Battles themselves are typical Idea Factory fare –– namely, long, overly-complicated messes. Fights are turn-based and take place on a circular arena with players controlling up to four characters, including those entirely created and customized from scratch. Characters can move around the arena to attack enemies and even send them careening into one another in a system unique to the game known as “blast off.” Positioning plays an important part in battle, as random crystals with a variety of effects can help or hinder those nearby in addition to the blast off system that increases damage dealt with every collision. Otherwise, supporting character management is fairly standard, with MP-based skills rounding out their battle abilities, but Chou-Chou’s unique “moe kill” ability is what really takes center stage in battle.

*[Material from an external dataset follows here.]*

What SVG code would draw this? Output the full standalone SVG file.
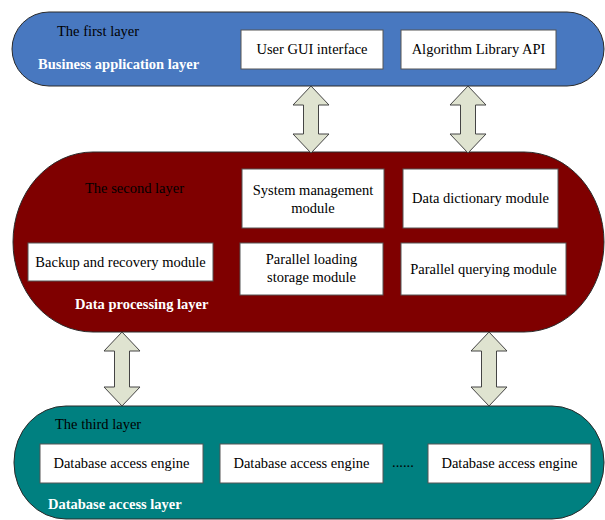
<svg xmlns="http://www.w3.org/2000/svg" width="605" height="520" viewBox="0 0 605 520">
<defs>
<style>
.layer{stroke:#2a2a2a;stroke-width:1}
.box{fill:#ffffff;stroke:#555555;stroke-width:1}
.t{font-family:"Liberation Serif","Times New Roman",serif;font-size:14.5px;fill:#000000}
.c{text-anchor:middle}
.lbl{font-family:"Liberation Serif","Times New Roman",serif;font-size:14.5px;font-weight:bold;fill:#ffffff}
.arr{fill:#dfe3d0;stroke:#444444;stroke-width:1}
</style>
</defs>
<g id="layer1">
<rect class="layer" x="12" y="12" width="592" height="74" rx="37" ry="37" fill="#4878c0"/>
<text class="t" x="57" y="36">The first layer</text>
<text class="lbl" x="38" y="69">Business application layer</text>
</g>
<g id="layer2">
<rect class="layer" x="13" y="152" width="591" height="180" rx="80" ry="90" fill="#7f0000"/>
<text class="t" x="85" y="193">The second layer</text>
<text class="lbl" x="75" y="309">Data processing layer</text>
</g>
<g id="layer3">
<rect class="layer" x="14" y="406" width="590" height="113" rx="52" ry="56" fill="#008080"/>
<text class="t" x="55" y="429">The third layer</text>
<text class="lbl" x="48" y="509">Database access layer</text>
</g>
<g id="gui"><rect class="box" x="241" y="30" width="142" height="39"/><text class="t c" x="312" y="54">User GUI interface</text></g>
<g id="api"><rect class="box" x="401" y="30" width="155" height="39"/><text class="t c" x="478.5" y="54">Algorithm Library API</text></g>
<g id="sysmgmt"><rect class="box" x="242" y="169" width="142" height="59"/><text class="t c" x="313" y="195">System management</text><text class="t c" x="313" y="213">module</text></g>
<g id="datadict"><rect class="box" x="403" y="169" width="155" height="59"/><text class="t c" x="480.5" y="203">Data dictionary module</text></g>
<g id="backup"><rect class="box" x="28" y="243" width="185" height="38"/><text class="t c" x="120.5" y="267">Backup and recovery module</text></g>
<g id="pload"><rect class="box" x="240" y="243" width="143" height="52"/><text class="t c" x="311.5" y="264">Parallel loading</text><text class="t c" x="311.5" y="282">storage module</text></g>
<g id="pquery"><rect class="box" x="401" y="243" width="165" height="52"/><text class="t c" x="483.5" y="274">Parallel querying module</text></g>
<g id="dae1"><rect class="box" x="40" y="444" width="163" height="39"/><text class="t c" x="121.5" y="468">Database access engine</text></g>
<g id="dae2"><rect class="box" x="220" y="444" width="163" height="39"/><text class="t c" x="301.5" y="468">Database access engine</text></g>
<text class="t" x="392" y="467">......</text>
<g id="dae3"><rect class="box" x="428" y="444" width="163" height="39"/><text class="t c" x="509.5" y="468">Database access engine</text></g>
<g id="connectors">
<polygon class="arr" points="311,86 329,105 318.5,105 318.5,134 329,134 311,153 293,134 303.5,134 303.5,105 293,105"/>
<polygon class="arr" points="468,86 486,105 475.5,105 475.5,134 486,134 468,153 450,134 460.5,134 460.5,105 450,105"/>
<polygon class="arr" points="122,332 140,351 129.5,351 129.5,387 140,387 122,406 104,387 114.5,387 114.5,351 104,351"/>
<polygon class="arr" points="489,332 507,351 496.5,351 496.5,387 507,387 489,406 471,387 481.5,387 481.5,351 471,351"/>
</g>
</svg>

The moe kill system has Chou-Chou utilizing eight different character archetypes to appeal to the sensibilities of her foes, flirting with them until they literally die of cuteness. These sequences vaguely resemble the demon negotiating found in the Shin Megami Tensei series, with Chou-Chou appealing to the interests of her enemies in order to raise their moe meter. Determining the right combination of three flirting methods to raise the enemie’s moe meter, however, is a frustrating and tedious exercise, and ends up drawing out the battles far more than necessary.
Merit for someone somewhere
It’s possible that someone invested in the style of “humor” and atmosphere Mugen Souls provides would want to draw out these encounters and get as many moe kill opportunities as possible, but when the game fails to hook you, everything becomes completely unbearable. There are countless systems in the game, such as the need to collect peons from moe killing enemies to power the ship that transports Chou-Chou and co. from planet to planet, but they’re largely inconsequential and seem to serve only to give the game some sense of depth to justify its absurd content.

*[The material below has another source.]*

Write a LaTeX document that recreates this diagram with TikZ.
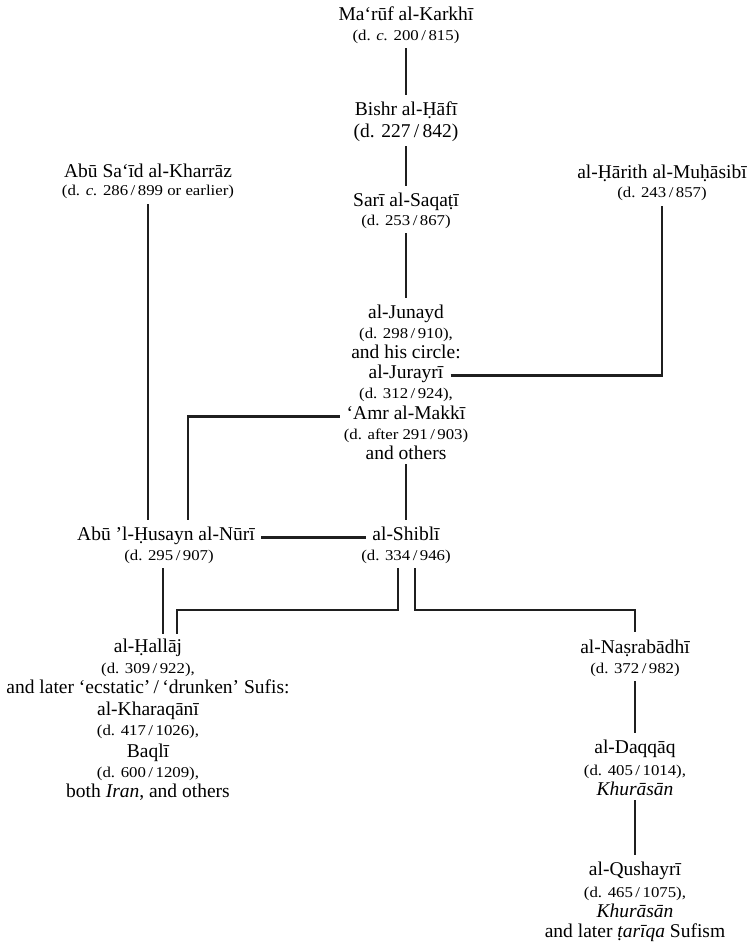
\documentclass[tikz,border=0pt]{standalone}
\usepackage{fontspec}
\setmainfont{Liberation Serif}
\newfontfamily\dtfam[FakeStretch=1.12]{Liberation Serif}
\newcommand\nmfont{\fontsize{19.5}{22}\selectfont}
\newcommand\dtfont{\dtfam\fontsize{15}{18}\selectfont}
\newcommand\dsl{\,/\,}
\begin{document}
\begin{tikzpicture}[x=1pt,y=-1pt,
  nm/.style={font=\nmfont,inner sep=0pt,anchor=base},
  dt/.style={font=\dtfont,inner sep=0pt,anchor=base},
  conn/.style={line width=2.8pt,draw=black!88}]
\path[use as bounding box] (0,0) rectangle (752,943);
% top column
\node[nm] (karkhi) at (406,20) {Ma‘rūf al-Karkhī};
\node[dt] (karkhid) at (406,40) {(d. \textit{c.} 200\dsl815)};
\node[nm] (bishr) at (406,115) {Bishr al-Ḥāfī};
\node[nm] (bishrd) at (406,137) {(d. 227\dsl842)};
\node[nm] (sari) at (406,206) {Sarī al-Saqaṭī};
\node[dt] (sarid) at (406,225) {(d. 253\dsl867)};
\node[nm] (junayd) at (406,318) {al-Junayd};
\node[dt] (junaydd) at (406,338) {(d. 298\dsl910),};
\node[nm] (circle) at (406,358) {and his circle:};
\node[nm] (jurayri) at (406,378) {al-Jurayrī};
\node[dt] (jurayrid) at (406,398) {(d. 312\dsl924),};
\node[nm] (amr) at (406,419) {‘Amr al-Makkī};
\node[dt] (amrd) at (406,439) {(d. after 291\dsl903)};
\node[nm] (others) at (406,459) {and others};
% side figures
\node[nm] (kharraz) at (148,177) {Abū Sa‘īd al-Kharrāz};
\node[dt] (kharrazd) at (148,195) {(d. \textit{c.} 286\dsl899 or earlier)};
\node[nm] (harith) at (662,178) {al-Ḥārith al-Muḥāsibī};
\node[dt] (harithd) at (662,197) {(d. 243\dsl857)};
% middle row
\node[nm] (nuri) at (166,540) {Abū ’l-Ḥusayn al-Nūrī};
\node[dt] (nurid) at (169,560) {(d. 295\dsl907)};
\node[nm] (shibli) at (406,540) {al-Shiblī};
\node[dt] (shiblid) at (406,560) {(d. 334\dsl946)};
% left bottom
\node[nm] (hallaj) at (148,652) {al-Ḥallāj};
\node[dt] (hallajd) at (148,673) {(d. 309\dsl922),};
\node[nm] (later) at (148,693) {and later ‘ecstatic’\,/\,‘drunken’ Sufis:};
\node[nm] (kharaqani) at (148,715) {al-Kharaqānī};
\node[dt] (kharaqanid) at (148,735) {(d. 417\dsl1026),};
\node[nm] (baqli) at (148,757) {Baqlī};
\node[dt] (baqlid) at (148,777) {(d. 600\dsl1209),};
\node[nm] (both) at (148,797) {both \textit{Iran}, and others};
% right bottom
\node[nm] (nasr) at (635,653) {al-Naṣrabādhī};
\node[dt] (nasrd) at (635,673) {(d. 372\dsl982)};
\node[nm] (daqqaq) at (635,753) {al-Daqqāq};
\node[dt] (daqqaqd) at (635,775) {(d. 405\dsl1014),};
\node[nm] (daqqaqk) at (635,795) {\textit{Khurāsān}};
\node[nm] (qush) at (635,875) {al-Qushayrī};
\node[dt] (qushd) at (635,897) {(d. 465\dsl1075),};
\node[nm] (qushk) at (635,917) {\textit{Khurāsān}};
\node[nm] (qushl) at (635,937) {and later \textit{ṭarīqa} Sufism};
\coordinate (fork) at (406,610);
% connectors
\draw[conn,shorten <=5pt,shorten >=6pt] (karkhid.south) -- (bishr.north);
\draw[conn,shorten <=5pt,shorten >=6pt] (bishrd.south) -- (sari.north);
\draw[conn,shorten <=5pt,shorten >=6pt] (sarid.south) -- (junayd.north);
\draw[conn,shorten <=5pt,shorten >=6pt] (others.south) -- (shibli.north);
\draw[conn,shorten <=7pt,shorten >=6pt] (jurayri.mid east) -| (harithd.south);
\draw[conn,shorten <=7pt,shorten >=6pt] (amr.mid west) -| ([xshift=22pt]nuri.north);
\draw[conn,shorten <=6pt,shorten >=6pt] (kharrazd.south) -- (kharrazd.south |- nuri.north);
\draw[conn,shorten <=6pt,shorten >=6pt] (nuri.mid east) -- (shibli.mid west);
\draw[conn,shorten <=5pt,shorten >=4pt] ([xshift=-6pt]nurid.south) -- ([xshift=-6pt]nurid.south |- hallaj.north);
\draw[conn,shorten <=5pt,shorten >=4pt] ([xshift=-8pt]shiblid.south) |- ([xshift=29pt]hallaj.north |- fork) -- ([xshift=29pt]hallaj.north);
\draw[conn,shorten <=5pt,shorten >=7pt] ([xshift=9pt]shiblid.south) |- (nasr.north |- fork) -- (nasr.north);
\draw[conn,shorten <=5pt,shorten >=6pt] (nasrd.south) -- (daqqaq.north);
\draw[conn,shorten <=5pt,shorten >=6pt] (daqqaqk.south) -- (qush.north);
\end{tikzpicture}
\end{document}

The game is relatively short for an RPG, but there is also the Mugen Field for those who want to do extra grinding, which will likely be necessarily considering the late-game spike in difficulty. There are even Disgaea levels of massive damage to be had, but few will be enamored enough with the game to be willing to put the time in to get to the coveted 1,000,000 damage mark. It’s a shame, too, as Mugen Souls sports some nice visuals for the anime fan, even if they do cause some stuttering, and the overall package would be relatively appealing if it weren’t for the endless battles and gag-worthy scenarios.

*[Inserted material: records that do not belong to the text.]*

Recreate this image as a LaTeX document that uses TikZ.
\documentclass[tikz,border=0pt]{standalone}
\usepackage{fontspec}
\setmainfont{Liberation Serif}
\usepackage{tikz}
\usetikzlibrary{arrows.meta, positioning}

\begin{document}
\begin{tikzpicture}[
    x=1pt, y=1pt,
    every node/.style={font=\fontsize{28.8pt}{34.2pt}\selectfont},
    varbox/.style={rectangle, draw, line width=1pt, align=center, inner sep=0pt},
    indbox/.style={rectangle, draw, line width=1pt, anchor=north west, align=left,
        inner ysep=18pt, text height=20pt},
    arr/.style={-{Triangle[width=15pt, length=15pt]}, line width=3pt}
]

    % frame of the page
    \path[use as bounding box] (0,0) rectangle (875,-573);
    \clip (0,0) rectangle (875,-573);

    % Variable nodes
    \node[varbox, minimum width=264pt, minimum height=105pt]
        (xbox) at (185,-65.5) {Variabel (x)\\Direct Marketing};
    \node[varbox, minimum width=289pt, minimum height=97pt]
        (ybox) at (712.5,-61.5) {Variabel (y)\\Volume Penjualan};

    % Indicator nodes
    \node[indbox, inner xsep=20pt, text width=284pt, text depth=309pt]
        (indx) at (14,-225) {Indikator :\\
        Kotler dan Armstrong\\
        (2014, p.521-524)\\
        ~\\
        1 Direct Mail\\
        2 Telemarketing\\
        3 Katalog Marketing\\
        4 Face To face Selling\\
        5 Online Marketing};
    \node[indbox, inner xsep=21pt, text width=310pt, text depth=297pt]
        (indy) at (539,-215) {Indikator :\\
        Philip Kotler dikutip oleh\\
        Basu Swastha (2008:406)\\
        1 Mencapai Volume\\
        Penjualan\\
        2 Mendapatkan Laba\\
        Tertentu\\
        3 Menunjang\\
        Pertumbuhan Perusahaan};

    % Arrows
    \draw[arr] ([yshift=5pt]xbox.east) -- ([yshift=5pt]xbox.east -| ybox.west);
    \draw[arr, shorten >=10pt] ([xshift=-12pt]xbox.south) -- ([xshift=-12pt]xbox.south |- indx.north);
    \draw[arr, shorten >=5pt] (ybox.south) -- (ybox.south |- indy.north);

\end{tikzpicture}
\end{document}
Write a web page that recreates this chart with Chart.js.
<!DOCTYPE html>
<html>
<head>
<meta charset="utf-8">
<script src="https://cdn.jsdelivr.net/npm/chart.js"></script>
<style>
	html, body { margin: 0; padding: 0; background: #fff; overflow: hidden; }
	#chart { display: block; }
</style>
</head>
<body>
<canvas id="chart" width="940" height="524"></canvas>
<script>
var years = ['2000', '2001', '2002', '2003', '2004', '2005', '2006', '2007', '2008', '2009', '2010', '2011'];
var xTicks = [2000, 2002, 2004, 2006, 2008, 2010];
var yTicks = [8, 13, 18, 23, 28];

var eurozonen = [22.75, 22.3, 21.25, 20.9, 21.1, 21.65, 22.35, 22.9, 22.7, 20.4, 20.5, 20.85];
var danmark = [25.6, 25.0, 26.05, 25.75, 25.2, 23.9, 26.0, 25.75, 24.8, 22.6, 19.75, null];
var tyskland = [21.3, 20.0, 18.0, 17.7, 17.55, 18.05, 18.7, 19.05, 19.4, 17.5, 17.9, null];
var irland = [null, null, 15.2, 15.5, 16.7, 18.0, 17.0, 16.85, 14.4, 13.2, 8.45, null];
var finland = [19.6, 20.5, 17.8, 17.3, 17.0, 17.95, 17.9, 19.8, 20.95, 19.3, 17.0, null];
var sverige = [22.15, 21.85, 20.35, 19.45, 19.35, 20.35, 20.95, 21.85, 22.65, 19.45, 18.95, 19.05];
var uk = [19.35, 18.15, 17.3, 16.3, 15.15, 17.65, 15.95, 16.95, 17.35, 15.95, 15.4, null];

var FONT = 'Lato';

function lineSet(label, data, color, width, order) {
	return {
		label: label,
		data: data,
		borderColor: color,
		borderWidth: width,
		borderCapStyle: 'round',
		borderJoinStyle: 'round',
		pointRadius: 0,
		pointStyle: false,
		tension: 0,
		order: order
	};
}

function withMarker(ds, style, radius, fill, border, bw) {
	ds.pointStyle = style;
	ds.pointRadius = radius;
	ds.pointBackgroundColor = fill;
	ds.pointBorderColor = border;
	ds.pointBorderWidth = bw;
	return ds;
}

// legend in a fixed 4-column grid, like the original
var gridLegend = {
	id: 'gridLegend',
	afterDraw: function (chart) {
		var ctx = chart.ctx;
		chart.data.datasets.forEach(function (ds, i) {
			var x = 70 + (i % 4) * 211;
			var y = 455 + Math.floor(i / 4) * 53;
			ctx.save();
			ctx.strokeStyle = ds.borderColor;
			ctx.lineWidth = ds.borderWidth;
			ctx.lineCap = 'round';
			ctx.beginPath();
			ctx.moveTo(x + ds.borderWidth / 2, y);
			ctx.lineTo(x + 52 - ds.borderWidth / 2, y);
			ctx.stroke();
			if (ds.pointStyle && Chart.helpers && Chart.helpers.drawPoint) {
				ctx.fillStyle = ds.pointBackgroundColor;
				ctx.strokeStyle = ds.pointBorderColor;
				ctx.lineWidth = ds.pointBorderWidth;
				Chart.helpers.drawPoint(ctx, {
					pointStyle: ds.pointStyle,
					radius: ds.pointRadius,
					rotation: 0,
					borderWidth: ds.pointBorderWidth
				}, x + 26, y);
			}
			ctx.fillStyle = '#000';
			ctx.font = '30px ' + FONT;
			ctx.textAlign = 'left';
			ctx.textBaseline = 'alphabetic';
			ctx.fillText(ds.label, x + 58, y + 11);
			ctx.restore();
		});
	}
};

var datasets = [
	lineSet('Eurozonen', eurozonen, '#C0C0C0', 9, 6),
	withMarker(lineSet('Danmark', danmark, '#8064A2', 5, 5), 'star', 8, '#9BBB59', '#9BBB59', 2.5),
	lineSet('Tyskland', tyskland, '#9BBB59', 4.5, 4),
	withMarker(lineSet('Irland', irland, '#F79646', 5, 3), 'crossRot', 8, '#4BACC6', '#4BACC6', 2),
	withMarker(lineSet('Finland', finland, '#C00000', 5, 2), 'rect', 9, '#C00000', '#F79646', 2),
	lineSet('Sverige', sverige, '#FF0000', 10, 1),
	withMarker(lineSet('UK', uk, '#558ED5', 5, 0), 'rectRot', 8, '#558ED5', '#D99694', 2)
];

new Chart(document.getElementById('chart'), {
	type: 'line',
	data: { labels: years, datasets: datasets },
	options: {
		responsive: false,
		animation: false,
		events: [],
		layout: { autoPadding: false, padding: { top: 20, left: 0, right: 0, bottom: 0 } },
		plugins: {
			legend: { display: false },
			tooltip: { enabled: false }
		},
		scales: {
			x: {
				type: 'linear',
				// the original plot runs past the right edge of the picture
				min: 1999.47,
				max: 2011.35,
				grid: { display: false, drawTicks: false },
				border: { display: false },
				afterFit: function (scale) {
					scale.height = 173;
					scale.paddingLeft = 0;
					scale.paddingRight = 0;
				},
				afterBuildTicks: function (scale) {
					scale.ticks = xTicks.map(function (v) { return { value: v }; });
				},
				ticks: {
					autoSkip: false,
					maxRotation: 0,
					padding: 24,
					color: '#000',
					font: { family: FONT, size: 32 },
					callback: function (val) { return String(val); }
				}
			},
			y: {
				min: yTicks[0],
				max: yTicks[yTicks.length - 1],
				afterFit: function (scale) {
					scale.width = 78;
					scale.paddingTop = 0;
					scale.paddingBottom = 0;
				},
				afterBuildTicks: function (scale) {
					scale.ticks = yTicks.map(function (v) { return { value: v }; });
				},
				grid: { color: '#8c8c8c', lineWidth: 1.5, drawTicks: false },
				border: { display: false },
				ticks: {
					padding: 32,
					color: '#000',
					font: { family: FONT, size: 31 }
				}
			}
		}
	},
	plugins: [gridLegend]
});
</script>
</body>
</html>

Mugen Souls is the kind of game that knows what it wants to achieve. It’s acutely aware of audience, and it knows what they want. Luckily, they know what they want, too, so that select few probably already knew before reading this review that Mugen Souls would provide them with hours of entertainment. For the other 99%, the few promising elements of Mugen Souls are quickly overshadowed by irritating design choices and the game’s sense of humor, or lack thereof. Those purely looking for an engrossing RPG experience should steer clear, but anyone with a penchant for stereotypical anime girls in skimpy clothes who always seem to find themselves in compromising positions may be able to overlook the game’s tedious systems.
- Release Date: October 16, 2012 (NA), September 28, 2012 (EU)
- Genre: RPG
- Platform: PlayStation 3
- Developers: Compile Heart
- Publisher: NIS America
- ESRB Rating: T
- MSRP: $49.99
Our Score: 2/5
Review Statement: A copy of the game was provided by the publisher for the purpose of this review.